Вопрос, следовательно, заключается в том, чем именно коробки, сделанные на Фабрике Уорхола, отличаются от тех, что произведены на обычной фабрике? Каковы, иными словами, их внешние отличительные признаки? Коробки с Серебряной Фабрики – деревянные, а фабричные коробки – картонные. Но могло быть и наоборот. Коробки с Серебряной Фабрики покрашены в белый цвет, и изображения нанесены на них по трафарету с боков и сверху, – но то же самое верно и для большинства фабричных коробок. Были и неокрашенные фабричные коробки – с цветным логотипом – коричневые, как обычный гофрокартон. В фабричных коробках лежали губки, а в коробках Уорхола их не было, хотя он вполне мог их туда положить, и всё равно его коробки считались бы искусством. Могут ли люди, причастные миру искусства , идентифицировать их как искусство? Может быть – но это будет лишь допущением: внешне коробки одинаковы.
Мне кажется, что если нет видимых различий, то должны быть невидимые – причем не такие, как губки Brillo в коробках Brillo, а такие, которые были бы невидимы всегда . Я предложил два подобных признака, невидимых по самой сути. В своей первой книге, посвященной философии искусства, я предположил, что произведения искусства всегда о чем-то, и отсюда я сделал заключение, что произведения искусства обладают соответствующим смысловым значением.

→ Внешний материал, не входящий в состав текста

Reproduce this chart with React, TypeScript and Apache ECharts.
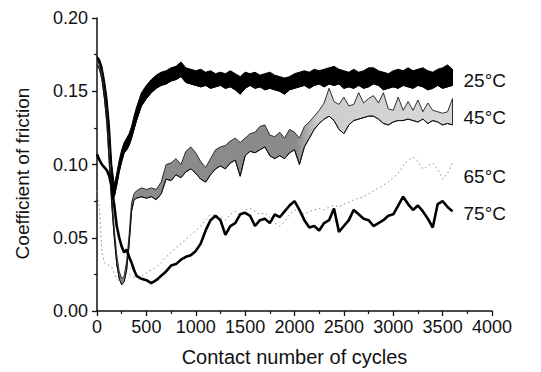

Мы подразумеваем смысл или считываем его, но смыслы – это еще не всё. Тогда я подумал, что, в отличие от предложений, содержащих подлежащее и сказуемое, смыслы воплощены в том предмете, который ими обладает. И пришел к выводу, что произведения искусства – это и есть воплощенные смыслы . Большинство философов языка, анализируя предложения с той точки зрения, что подлежащее всегда подпадает под действие сказуемого, останавливались на уровне семантики. Исключением был один Витгенштейн, который в своем раннем, но великом труде – в «Логико-философском трактате» – представил тезис о том, что предложения – это картины и что сам мир соткан из фактов, с которыми совпадают эти предложения, не прояснив, однако, того, что же случается, когда этого не происходит. Вот одно из первых предложений «Трактата»: «Мир – совокупность Фактов, но не Вещей» [7] Витгенштейн Л. Логико-философский трактат [1921] / пер. В. Руднева // Витгенштейн Л. Избранные работы. М.: Территория будущего, 2005. С. 20.
. Семантика использует внешние отношения, такие как «обозначение» или «протяженность». Но отношения, от которых зависит искусство, – внутренние. Произведение искусства воплощает смысл – или же воплощает его частично. Предположим, художник принимает решение написать фреску, иллюстрирующую важнейшие научные законы. Он проводит по стене горизонтальную прямую линию, а на противоположной стене ставит точку. Взятые вместе, эти стены изображают первый закон Ньютона, гласящий: «Всякое материальное тело сохраняет состояние покоя или равномерного прямолинейного движения до тех пор, пока воздействие со стороны других тел не заставит его изменить это состояние».
Я готов признать, что пока сделал не так много для анализа вышеупомянутого воплощения , но я предполагаю следующее: произведение искусства – это материальный объект, одна часть признаков которого соотносится с его смыслом, в то время как другая – нет. Зритель должен интерпретировать смысловые признаки так, чтобы они помогали ему постичь смысл, который они воплощают. Я часто привожу в пример картину «Смерть Марата», написанную Жаком-Луи Давидом в 1793 году и изображающую одно из значимых событий происходившей в то время Великой французской революции. Сегодня мы бы назвали Марата блоггером-подстрекателем: он публиковал еженедельную газету «Друг народа». Заколола его Шарлотта Корде, дворянка, которая пришла просить помощи для своего брата, осужденного на смертную казнь. Говорили, что Марат уже начал писать ходатайство о помиловании, когда молодая женщина нанесла ему роковой удар. Поскольку Марат считался одним из главных вдохновителей революции, общее мнение было таково, что это событие – убийство политического вождя и народного кумира – непременно должно быть запечатлено кистью живописца (тоже сторонника революции), поэтому, когда толпа кричала: «Давид, возьми кисть!», у художника практически не было выбора. Но он не стал изображать конкретное место преступления, написав вместо него символическую сцену, выражающую главный смысл произведения.